Back in October I modifed the example_spray program to use an RawSocket as the input rather than the PcapReader. All worked well, but when I run the exact same code with the latest version of snabb switch, I get an initial burst of packets then none after that. See below for output. I have the program running in a loop and outputting the stats every 60seconds
October version of snabb switch - you can see the packet counts increasing every minute.
test:/tmp$ sudo ./snabb example_spray eth0 /tmp/test3.pcap Main Report: link report: 1,583 sent on capture.tx -> spray_app.input (loss rate: 0%) 791 sent on spray_app.output -> output_file.input (loss rate: 0%) Main Report: link report: 3,106 sent on capture.tx -> spray_app.input (loss rate: 0%) 1,553 sent on spray_app.output -> output_file.input (loss rate: 0%) Main Report: link report: 4,451 sent on capture.tx -> spray_app.input (loss rate: 0%) 2,225 sent on spray_app.output -> output_file.input (loss rate: 0%)
Latest version of snabb switch- you can see the counts do not increase and are smaller than above.
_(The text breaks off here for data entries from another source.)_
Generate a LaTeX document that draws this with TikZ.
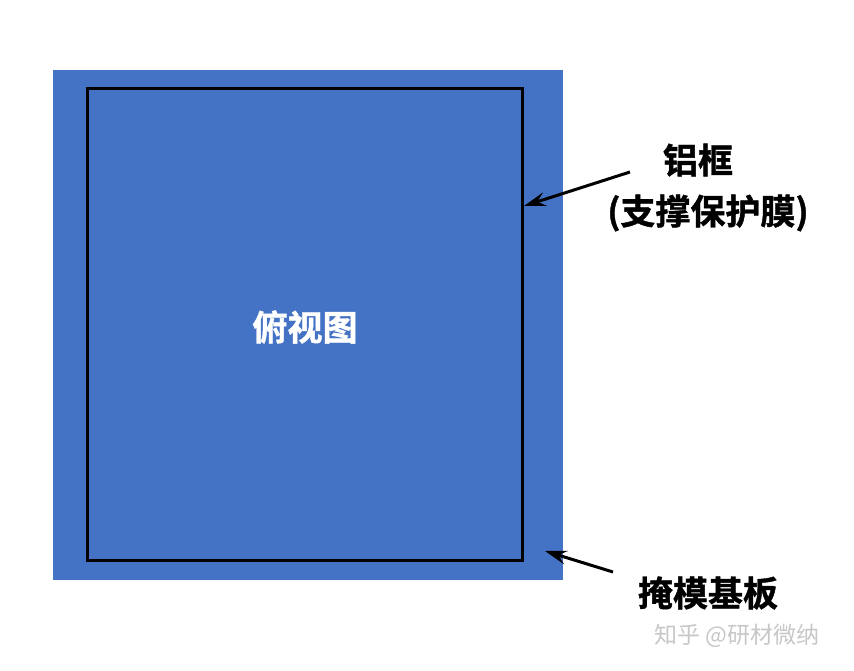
\documentclass[tikz,border=0pt]{standalone}
\usepackage{fontspec}
\newfontfamily\cjk{Noto Sans CJK SC}[BoldFont={Noto Sans CJK SC Bold},BoldFeatures={FakeBold=1.2}]
\usetikzlibrary{arrows.meta}
\definecolor{maskblue}{RGB}{68,114,196}

\begin{document}
\begin{tikzpicture}[x=1pt,y=-1pt,
    lbl/.style={font=\cjk\bfseries\fontsize{35}{38}\selectfont,inner sep=0pt},
    pointer/.style={line width=3pt,-{Stealth[length=22pt,width=14pt,inset=8pt]}}]
    \useasboundingbox (0,0) rectangle (854,671);

    \fill[maskblue](53,70)rectangle(563,580);
    \draw[line width=3pt](87,89)rectangle(522,560);
    \node[lbl,text=white]at(305,327){俯视图};

    \node[lbl](frame)at(698,160){铝框};
    \node[lbl](film)at(708,213){(支撑保护膜)};
    \node[lbl](plate)at(708,593){掩模基板};
    \node[font=\cjk\fontsize{23}{26}\selectfont,text=black!22,inner sep=0pt](mark)at(737,636){知乎 @研材微纳};

    \coordinate(frametip)at(524,206);
    \coordinate(platetip)at(545,551);
    \draw[pointer](630,172)--(frametip);
    \draw[pointer](613,572)--(platetip);
\end{tikzpicture}
\end{document}
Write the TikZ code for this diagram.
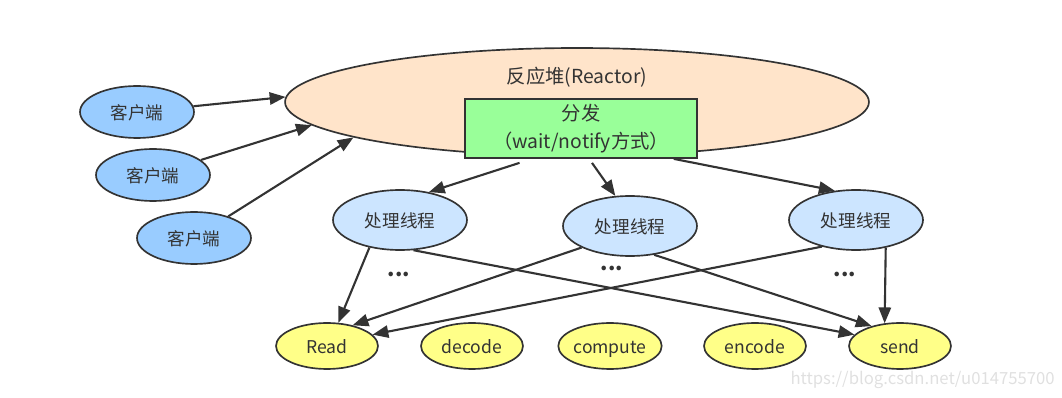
\documentclass[tikz,border=0pt]{standalone}
\usepackage{fontspec}
\setmainfont{Noto Sans CJK SC}
\usetikzlibrary{shapes.geometric,arrows.meta,calc}
\definecolor{peach}{RGB}{255,228,202}
\definecolor{clientblue}{RGB}{153,204,255}
\definecolor{threadblue}{RGB}{204,229,255}
\definecolor{boxgreen}{RGB}{153,255,153}
\definecolor{taskyellow}{RGB}{255,255,136}
\definecolor{ink}{RGB}{51,51,51}
\begin{document}
\begin{tikzpicture}[x=0.02cm,y=-0.02cm,
  every node/.style={font=\fontsize{10}{12}\selectfont, text=ink, inner sep=0pt},
  ell/.style={ellipse, draw=ink, line width=0.95pt, text height=0.9em, text depth=0.1em},
  reactorbox/.style={ell, fill=peach, minimum width=11.68cm, minimum height=2.16cm},
  client/.style={ell, fill=clientblue, minimum width=2.28cm, minimum height=1.04cm},
  worker/.style={ell, fill=threadblue, minimum width=2.68cm, minimum height=1.2cm},
  task/.style={ell, fill=taskyellow, minimum width=2.04cm, minimum height=0.92cm},
  dispatchbox/.style={rectangle, draw=ink, line width=1pt, fill=boxgreen, minimum width=4.64cm, minimum height=1.18cm, align=center, font=\fontsize{11}{15.5}\selectfont},
  arr/.style={draw=ink, line width=1.2pt, -{Triangle[length=9pt,width=7pt]}},
  dots/.style={font=\fontsize{12}{12}\selectfont\bfseries}
]
\useasboundingbox (0,0) rectangle (1062,398);

% reactor
\node[reactorbox] (reactor) at (577,102) {};
\node[font=\fontsize{11}{12}\selectfont] (title) at (577,77) {反应堆(Reactor)};
\node[dispatchbox] (box) at (581,128.5) {分发\\（wait/notify方式）};

% clients
\node[client] (c1) at (137,112) {客户端};
\node[client] (c2) at (153,175) {客户端};
\node[client] (c3) at (194,238) {客户端};

% workers
\node[worker] (t1) at (400,220) {处理线程};
\node[worker] (t2) at (630,226) {处理线程};
\node[worker] (t3) at (856,220) {处理线程};

% tasks
\node[task] (read) at (327,346) {Read};
\node[task] (decode) at (472,346) {decode};
\node[task] (compute) at (610,346) {compute};
\node[task] (encode) at (755,346) {encode};
\node[task] (send) at (900,346) {send};

% dots
\node[dots] (d1) at (399,274) {...};
\node[dots] (d2) at (612,268) {...};
\node[dots] (d3) at (845,274) {...};

% watermark
\node[font=\fontsize{9.5}{11}\selectfont, text=black!12, anchor=east] (wm) at (1055,380) {https://blog.csdn.net/u014755700};

% client arrows
\draw[arr] (c1) -- (reactor.179);
\draw[arr] (c2) -- (reactor.185);
\draw[arr] (c3) -- (reactor.189);

% dispatch arrows
\coordinate (s1) at ($(box.south west)!0.237!(box.south east)+(0,4)$);
\coordinate (s2) at ($(box.south west)!0.547!(box.south east)+(0,4)$);
\coordinate (s3) at ($(box.south west)!0.897!(box.south east)$);
\draw[arr] (s1) -- (t1.44);
\draw[arr] (s2) -- (t2.116);
\draw[arr] (s3) -- (t3.126);

% worker to task arrows
\draw[arr] (t1.222) -- (read.64);
\draw[arr] (t1.294) -- (send.166);
\draw[arr] (t2.204) -- (read.39);
\draw[arr] (t2.310) -- (send.145);
\draw[arr] (t3.218) -- (read.14);
\draw[arr] (t3.317) -- (send.124);
\end{tikzpicture}
\end{document}
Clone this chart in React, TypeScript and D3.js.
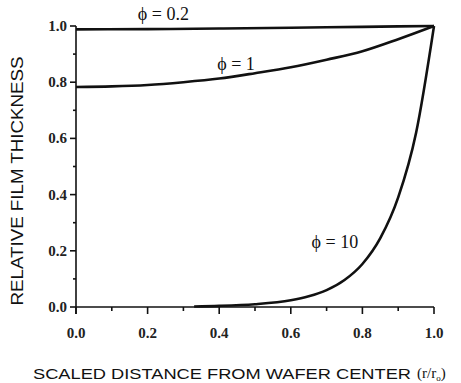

test:/tmp$ sudo ./snabb example_spray eth0 /tmp/test4.pcap Main Report: link report: 27 sent on capture.tx -> spray_app.input (loss rate: 0%) 13 sent on spray_app.output -> output_file.input (loss rate: 0%) Main Report: link report: 27 sent on capture.tx -> spray_app.input (loss rate: 0%) 13 sent on spray_app.output -> output_file.input (loss rate: 0%) Main Report: link report: 27 sent on capture.tx -> spray_app.input (loss rate: 0%) 13 sent on spray_app.output -> output_file.input (loss rate: 0%)
Has RawSocket changed in that way I'm supposed to use it? I can see it was rewritten to use ljsyscall in November.